● Stored data
■ ■ ■
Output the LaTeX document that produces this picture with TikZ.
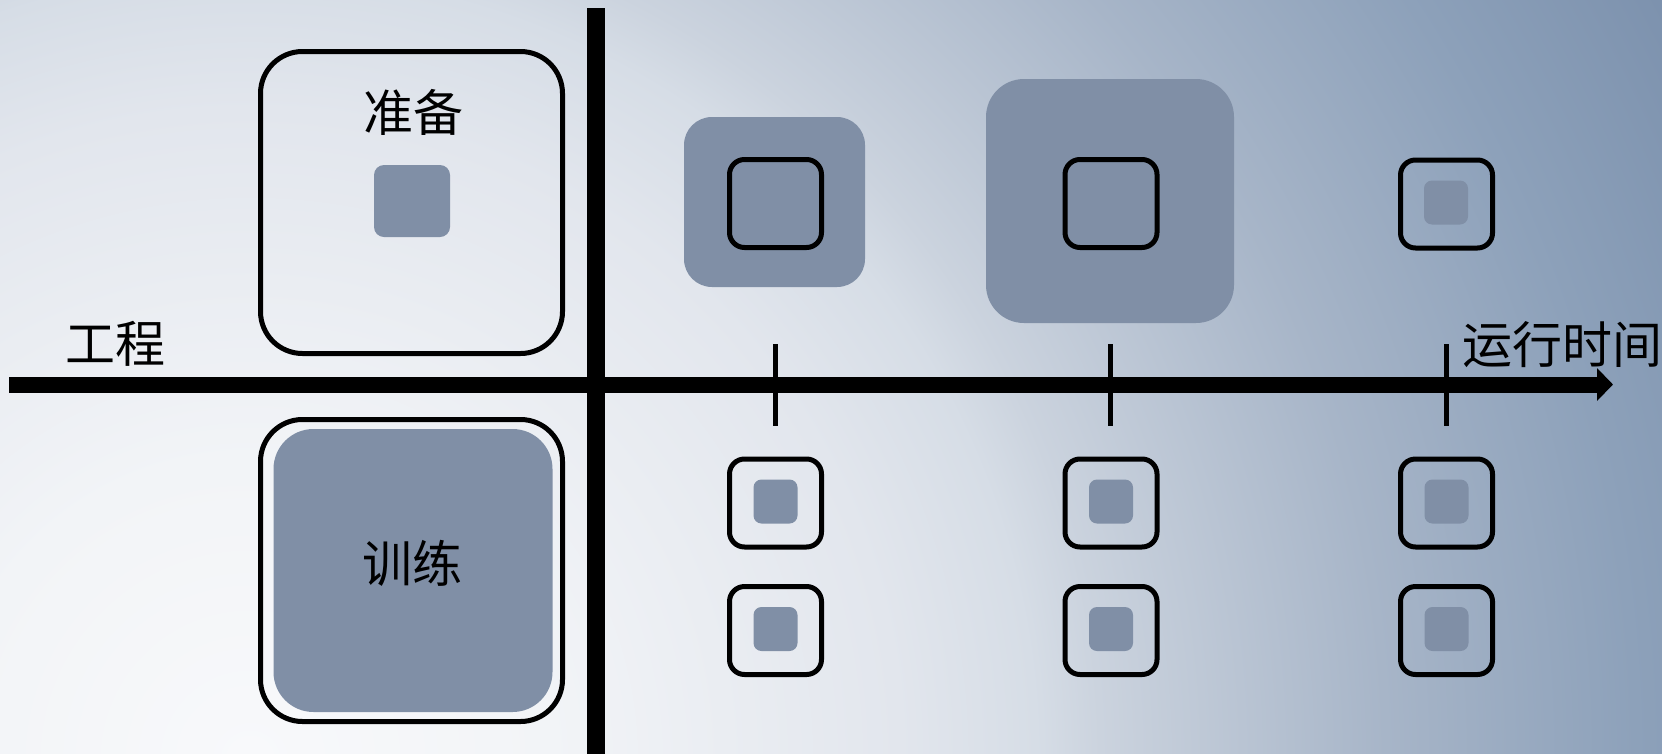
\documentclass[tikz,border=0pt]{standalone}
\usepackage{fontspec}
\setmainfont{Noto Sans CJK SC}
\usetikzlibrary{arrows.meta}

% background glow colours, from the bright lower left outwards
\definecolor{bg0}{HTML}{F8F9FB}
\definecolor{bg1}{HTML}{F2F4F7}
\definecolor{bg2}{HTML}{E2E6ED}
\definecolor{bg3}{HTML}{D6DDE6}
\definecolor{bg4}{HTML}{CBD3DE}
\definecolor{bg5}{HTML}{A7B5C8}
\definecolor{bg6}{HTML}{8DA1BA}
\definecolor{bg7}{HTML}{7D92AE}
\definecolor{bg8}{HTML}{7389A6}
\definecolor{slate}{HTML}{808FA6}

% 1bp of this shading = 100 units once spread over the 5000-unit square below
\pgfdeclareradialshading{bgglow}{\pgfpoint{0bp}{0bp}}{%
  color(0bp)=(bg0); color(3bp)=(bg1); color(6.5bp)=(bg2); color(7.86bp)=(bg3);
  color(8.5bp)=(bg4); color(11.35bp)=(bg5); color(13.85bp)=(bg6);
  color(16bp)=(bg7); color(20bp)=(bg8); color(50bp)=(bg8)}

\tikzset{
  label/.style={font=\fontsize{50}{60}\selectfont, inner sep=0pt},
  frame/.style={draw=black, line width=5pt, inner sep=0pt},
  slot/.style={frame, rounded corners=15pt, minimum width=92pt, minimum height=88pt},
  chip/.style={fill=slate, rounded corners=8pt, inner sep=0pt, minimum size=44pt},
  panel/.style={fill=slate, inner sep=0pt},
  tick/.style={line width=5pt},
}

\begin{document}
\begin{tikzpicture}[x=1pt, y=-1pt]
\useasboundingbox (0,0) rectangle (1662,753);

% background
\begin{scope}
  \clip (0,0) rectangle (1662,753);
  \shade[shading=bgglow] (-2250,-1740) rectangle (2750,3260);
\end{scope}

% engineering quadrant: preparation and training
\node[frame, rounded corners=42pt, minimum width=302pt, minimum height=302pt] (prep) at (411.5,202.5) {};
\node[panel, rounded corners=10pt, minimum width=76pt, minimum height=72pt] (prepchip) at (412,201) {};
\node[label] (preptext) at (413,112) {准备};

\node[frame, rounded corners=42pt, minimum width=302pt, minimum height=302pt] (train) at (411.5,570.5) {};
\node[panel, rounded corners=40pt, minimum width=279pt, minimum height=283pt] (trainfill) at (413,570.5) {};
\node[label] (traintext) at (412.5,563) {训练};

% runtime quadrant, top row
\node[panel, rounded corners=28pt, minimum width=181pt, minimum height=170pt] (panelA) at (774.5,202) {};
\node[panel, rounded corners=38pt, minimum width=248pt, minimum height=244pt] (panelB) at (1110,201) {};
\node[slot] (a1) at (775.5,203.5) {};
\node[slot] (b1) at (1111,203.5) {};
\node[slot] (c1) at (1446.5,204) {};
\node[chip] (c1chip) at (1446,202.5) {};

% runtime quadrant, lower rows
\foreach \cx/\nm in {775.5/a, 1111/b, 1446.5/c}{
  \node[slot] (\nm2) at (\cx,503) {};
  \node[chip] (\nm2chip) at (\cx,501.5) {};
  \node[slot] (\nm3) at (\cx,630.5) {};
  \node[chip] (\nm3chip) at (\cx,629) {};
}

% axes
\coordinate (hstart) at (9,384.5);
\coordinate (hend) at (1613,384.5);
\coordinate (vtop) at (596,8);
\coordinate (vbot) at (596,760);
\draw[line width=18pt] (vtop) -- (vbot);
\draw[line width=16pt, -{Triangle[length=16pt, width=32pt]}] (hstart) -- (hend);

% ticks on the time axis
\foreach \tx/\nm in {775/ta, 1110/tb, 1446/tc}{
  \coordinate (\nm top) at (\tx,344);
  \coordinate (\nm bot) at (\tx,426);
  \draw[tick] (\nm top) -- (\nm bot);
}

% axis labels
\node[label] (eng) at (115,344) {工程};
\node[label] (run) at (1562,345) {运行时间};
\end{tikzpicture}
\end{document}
■ ■ ■
● Task details
Lines containing the string "this" should be counted; reply with their number and nothing more.

● The result
2